Miguel and I chose not to be involved in future development of Casey’s Contraptions/Amazing Alex. As an indie developer, your time is the most limited and precious resource. Every game you release takes some of that time away even after it launches: new content, higher-resolution graphics, fixing problems with the latest OS version, porting to other platforms, etc. This was a great opportunity to pass the baton to Rovio and be able to focus 100% on new creative projects.
Yes, it’s hard to let go. Not like I have experienced that yet, but it probably feels like sending your kid to college, knowing that he’s starting a new life without you. At least we can rest easier knowing Casey is in good hands. Whenever Amazing Alex becomes a worldwide hit, we can proudly point to that and say we started that game.
On a personal level, my life hasn’t changed at all. Flower Garden has been doing a good job at keeping my family fed for the last few years, so getting more money doesn’t have a huge impact. This unexpected deal bumped up those numbers in the bank, but hasn’t otherwise changed much for me. No Ferraris in the garage, or even, for those who know me, no fancy new road bikes (still riding my trusty 12-year old Trek 5200). The only splurge was buying a 30″ Apple Cinema Display.

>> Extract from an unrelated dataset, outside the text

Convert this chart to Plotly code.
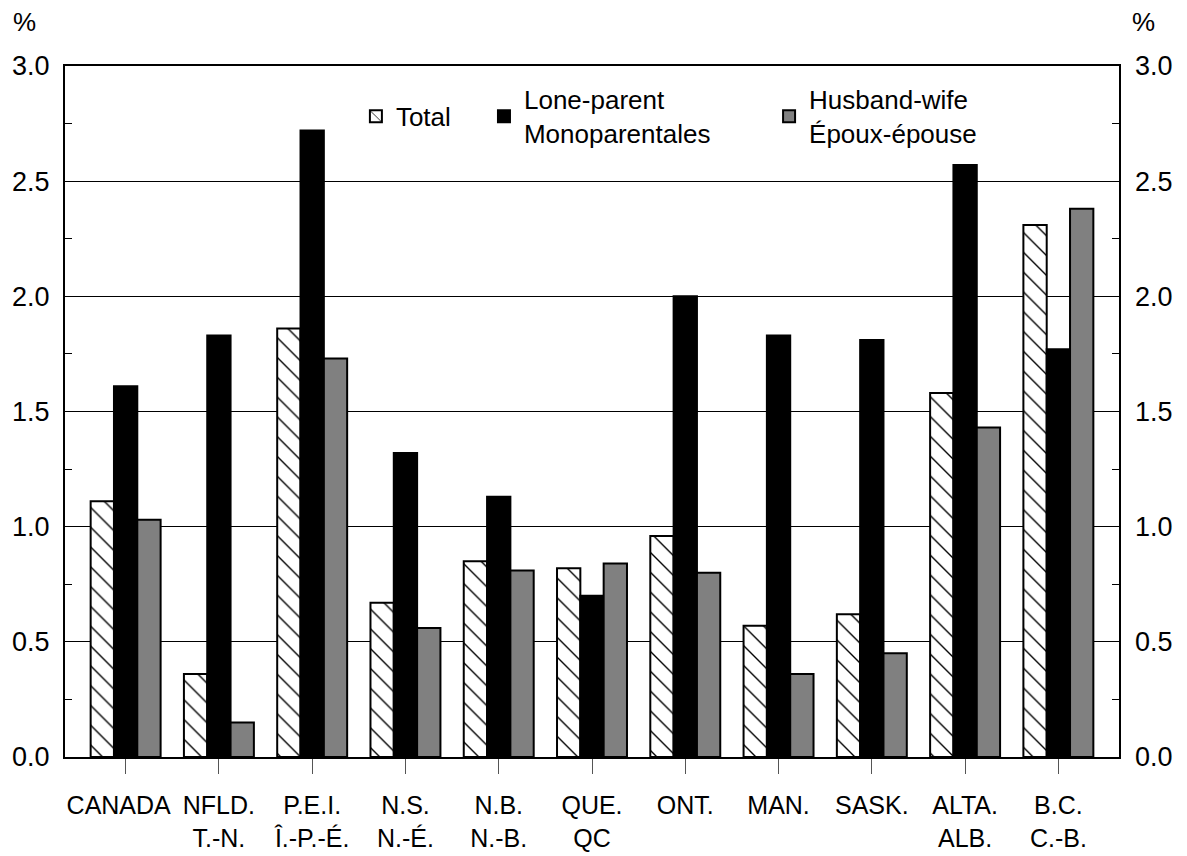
import plotly.graph_objects as go

categories = ["CANADA\u00a0\u00a0", "NFLD.<br>T.-N.", "P.E.I.<br>Î.-P.-É.", "N.S.<br>N.-É.", "N.B.<br>N.-B.",
              "QUE.<br>QC", "ONT.", "MAN.", "SASK.", "ALTA.<br>ALB.", "B.C.<br>C.-B."]
total = [1.11, 0.36, 1.86, 0.67, 0.85, 0.82, 0.96, 0.57, 0.62, 1.58, 2.31]
lone_parent = [1.61, 1.83, 2.72, 1.32, 1.13, 0.70, 2.00, 1.83, 1.81, 2.57, 1.77]
husband_wife = [1.03, 0.15, 1.73, 0.56, 0.81, 0.84, 0.80, 0.36, 0.45, 1.43, 2.38]
y_ticks = [0.0, 0.5, 1.0, 1.5, 2.0, 2.5, 3.0]
y_ticklabels = ["0.0", "0.5", "1.0", "1.5", "2.0", "2.5", "3.0"]

FONT = "Liberation Sans, Arial, sans-serif"
FS = 26
x_idx = list(range(len(categories)))

fig = go.Figure()
fig.add_trace(go.Bar(
    x=x_idx, y=total, name="Total", legend="legend",
    marker=dict(color="white", line=dict(color="black", width=2),
                pattern=dict(shape="\\", fgcolor="black", bgcolor="white", fgopacity=1,
                             size=14, solidity=0.1)),
))
fig.add_trace(go.Bar(
    x=x_idx, y=lone_parent, name="Lone-parent<br>Monoparentales", legend="legend2",
    marker=dict(color="black", line=dict(color="black", width=2)),
))
fig.add_trace(go.Bar(
    x=x_idx, y=husband_wife, name="Husband-wife<br>Époux-épouse", legend="legend3",
    marker=dict(color="#808080", line=dict(color="black", width=2)),
))
# invisible trace to activate right axis
fig.add_trace(go.Scatter(x=[0], y=[0], yaxis="y2", mode="markers",
                         marker=dict(opacity=0), showlegend=False, hoverinfo="skip"))

leg_common = dict(orientation="v", font=dict(family=FONT, size=FS, color="black"),
                  bgcolor="rgba(0,0,0,0)", xanchor="left", yanchor="middle",
                  itemclick=False, valign="middle")
fig.update_layout(
    width=1187, height=856,
    paper_bgcolor="white", plot_bgcolor="white",
    margin=dict(l=57, r=76, t=58, b=107, autoexpand=False),
    barmode="group", bargap=0.25, bargroupgap=0,
    font=dict(family=FONT, size=FS, color="black"),
    legend=dict(x=0.276, y=0.927, **leg_common),
    legend2=dict(x=0.3975, y=0.927, **leg_common),
    legend3=dict(x=0.668, y=0.927, **leg_common),
    xaxis=dict(
        range=[-0.65, len(categories) - 1 + 0.65],
        tickmode="array", tickvals=x_idx, ticktext=categories, tickangle=0,
        ticks="outside", ticklen=15, tickcolor="#555", tickwidth=1,
        showline=True, linecolor="black", linewidth=2, mirror=True,
        showgrid=False, zeroline=False, automargin=False, ticklabelstandoff=10,
        tickfont=dict(family=FONT, size=25, color="black"),
    ),
    yaxis=dict(
        range=[0, 3], tickmode="array", tickvals=y_ticks, ticktext=y_ticklabels,
        ticks="inside", ticklen=7, tickcolor="black",
        minor=dict(dtick=0.25, tick0=0, ticks="inside", ticklen=7, tickcolor="black", showgrid=False),
        showgrid=True, gridcolor="black", gridwidth=1,
        showline=True, linecolor="black", linewidth=2, mirror=True,
        zeroline=False, ticklabelstandoff=8, automargin=False,
        tickfont=dict(family=FONT, size=27, color="black"),
    ),
    yaxis2=dict(
        range=[0, 3], overlaying="y", side="right",
        tickmode="array", tickvals=y_ticks, ticktext=y_ticklabels,
        ticks="inside", ticklen=7, tickcolor="black",
        minor=dict(dtick=0.25, tick0=0, ticks="inside", ticklen=7, tickcolor="black", showgrid=False),
        showgrid=False, showline=False, zeroline=False, ticklabelstandoff=15, automargin=False,
        tickfont=dict(family=FONT, size=27, color="black"),
    ),
    annotations=[
        dict(text="%", xref="paper", yref="paper", x=-0.038, y=1.063, xanchor="center", yanchor="middle",
             showarrow=False, font=dict(family=FONT, size=FS, color="black")),
        dict(text="%", xref="paper", yref="paper", x=1.0237, y=1.063, xanchor="center", yanchor="middle",
             showarrow=False, font=dict(family=FONT, size=FS, color="black")),
    ],
)

fig.write_html("out.html")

The deal has, however, definitely affected my future projects. At one level, it means I don’t have to worry about funding for my next few games, which is great. Both Flower Garden and Casey’s Contraptions were done on a minimal budget. Now I can afford to spend more money in areas where it can make a difference, and be able to offer people money up front instead of just some percent of royalties.
One thing I never want to do is have full time employees though. Full time employees bring constant burn rate, and start adding a sense of pressure I do not want. One of the best things about being indie is the flexibility that it brings. Collaborations with other indies have worked really well so far, and I’ll continue to do that as much as possible for future projects.
The other way the deal has affected my future projects is that there will be more pressure to follow up Casey’s Contraptions with a great game. Even though Casey’s Contraptions is the same it was a few months ago, the fact that it was bought by Rovio will make a lot of people take notice and compare it to any of my future games.
I’ve already been struggling with those effects for several months. I’ve been making and discarding prototype after prototype. More than half of those would have made for fine games, but I have no desire to release a “just OK” game for the sake of releasing something. I’ve also decided that I’m not even going to consider potential for financial success for my next game. It’s not going to be aimed at the mass market, it’s not going to be full of zombies, and it’s certainly not going to be a typical freemium game.
Whatever my next game is, it’s going to be a more personal, more niche game. Something that I can be really excited about working for however many months it takes, and something I can be really proud of after launch.
Bye, bye Casey! We’ll miss you, but we can’t wait to see what you do out there!